C’est pour cette raison que tant Paul Saint-Pierre Plamondon que François Legault ont sonné l’alarme sur cette éventualité, ce mercredi. Le premier ministre du Québec a même promis que la province enverrait elle-même des gens pour surveiller la frontière en cas de laxisme de la part du fédéral.
Wokisme et censure
Finalement, l’élection de Trump est extrêmement significative d’un point de vue culturel. Il est probablement la figure la plus emblématique de cette « guerre culturelle » entre le postmodernisme woke et le renouveau conservateur du « gros bon sens », et par ses déclarations quotidienne, il viendra assurément « brasser la cage » et stimuler du débat.
Tellement de débats, en fait, que beaucoup de gens déclarent en avoir la nausée ; il est certain que Trump est un personnage très controversé, qui a causé beaucoup de déchirures et de chicanes dans la population.
Or le contexte de 2024 est très différent de celui de 2016. La réalité concrète du wokisme est beaucoup mieux comprise dans la population, et les gens voient désormais clair dans le jeu de la gauche intersectionnelle. Il y a donc lieu de penser que ses prises de bec, qui auraient autrefois choqué, seront désormais un peu mieux comprise dans la population et créeront moins de remous.

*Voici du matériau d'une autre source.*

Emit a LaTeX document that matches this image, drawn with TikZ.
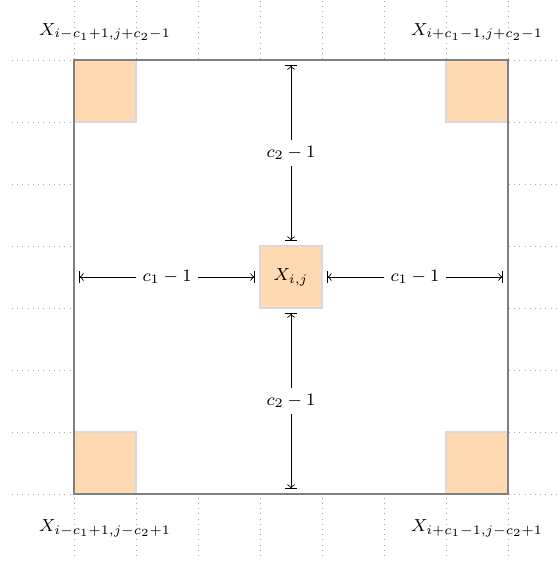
\documentclass[tikz,border=0pt]{standalone}
\begin{document}
\begin{tikzpicture}[x=1cm,y=1cm,font=\footnotesize,
  gridline/.style={gray!70,dotted},
  frame/.style={fill=white,minimum size=7cm,inner sep=0pt,outer sep=0pt},
  framebd/.style={draw=gray,thick},
  cell/.style={draw=gray!30,thick,fill=orange!30,minimum size=1cm,inner sep=0pt,outer sep=0pt},
  dim/.style={|<->|,shorten <=2.2pt,shorten >=2.2pt},
  dimlbl/.style={fill=white,inner sep=3pt}]
\useasboundingbox (-1.194,-1.081) rectangle (7.806,7.968);
\foreach \k in {0,...,7} {
  \draw[gridline] (-1,\k) -- (8,\k);
  \draw[gridline] (\k,-1) -- (\k,8);
}
\node[frame] (big) at (3.5,3.5) {};
\node[cell] (tl) at (0.5,6.5) {};
\node[cell] (tr) at (6.5,6.5) {};
\node[cell] (bl) at (0.5,0.5) {};
\node[cell] (br) at (6.5,0.5) {};
\node[cell] (c) at (3.5,3.5) {$X_{i,j}$};
\draw[framebd] (big.south west) rectangle (big.north east);
\node[anchor=base] (ltl) at (0.5,7.40) {$X_{i-c_1+1,j+c_2-1}$};
\node[anchor=base] (ltr) at (6.5,7.40) {$X_{i+c_1-1,j+c_2-1}$};
\node[anchor=base] (lbl) at (0.5,-0.61) {$X_{i-c_1+1,j-c_2+1}$};
\node[anchor=base] (lbr) at (6.5,-0.61) {$X_{i+c_1-1,j-c_2+1}$};
\draw[dim] (big.west) -- node[dimlbl] {$c_1-1$} (c.west);
\draw[dim] (c.east) -- node[dimlbl] {$c_1-1$} (big.east);
\draw[dim] (big.north) -- node[dimlbl] {$c_2-1$} (c.north);
\draw[dim] (c.south) -- node[dimlbl] {$c_2-1$} (big.south);
\end{tikzpicture}
\end{document}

N’oublions pas le fait que suite aux débordements du 6 janvier 2020, qui a été caractérisé « d »insurrection » par les anti-trumpistes, Donald Trump avait été banni de tous les médias sociaux. On l’a totalement invisibilisé pendant 3 ans, et pourtant, il est quand même parvenu à se faire entendre et à mettre sa campagne en marche jusqu’à la victoire. Désormais, il célèbre avec Elon Musk, qui, ayant racheté Twitter, participe à ce combat pour la liberté d’expression. Il y a quelque chose de quand même « épique » à un tel parcours, et on peut être assuré que cet homme comprend toute la mesure des attaques à la liberté d’expression en notre époque.